As you can see the "closure" is a compiler generated class <>c__DisplayClass0_0 which holds the variable i. This is that shared variable that everything looks at.

Versus the "fixed" code:

public class Program
{
    [CompilerGenerated]
    private sealed class <>c__DisplayClass0_0
    {
        public int toCaptureI;

        internal void <Main>b__0()
        {
            Console.WriteLine(toCaptureI);
        }
    }

    public static void Main()
    {
        int num = 0;
        while (num < 10)
        {
            <>c__DisplayClass0_0 <>c__DisplayClass0_ = new <>c__DisplayClass0_0();
            <>c__DisplayClass0_.toCaptureI = num;
            Task.Factory.StartNew(new Action(<>c__DisplayClass0_.<Main>b__0));
            num++;
        }
        Console.ReadLine();
    }
}

As you can see, the loop is now using an independent variable num, which is not affected by all the other functions running concurrently.

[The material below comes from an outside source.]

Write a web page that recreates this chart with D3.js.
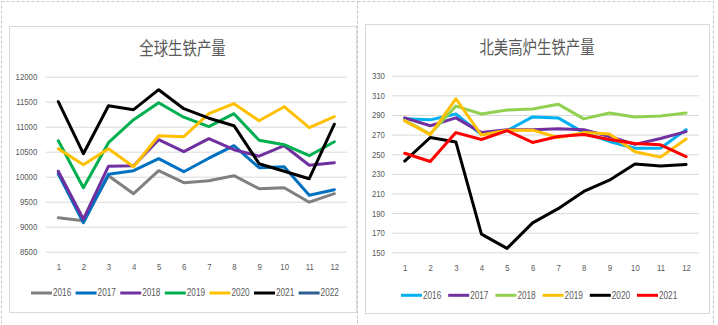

how can we create an object on the heap so that this object contains a memery reference to the local i varaible on the stack?

See Eric Lippert's explanation here. The thing to take away is you shouldn't be trying to solve the "stack" vs "heap" problem as we don't always have complete control of "how" things get stored. This is more just understanding what's going on behind the scenes with the compiler.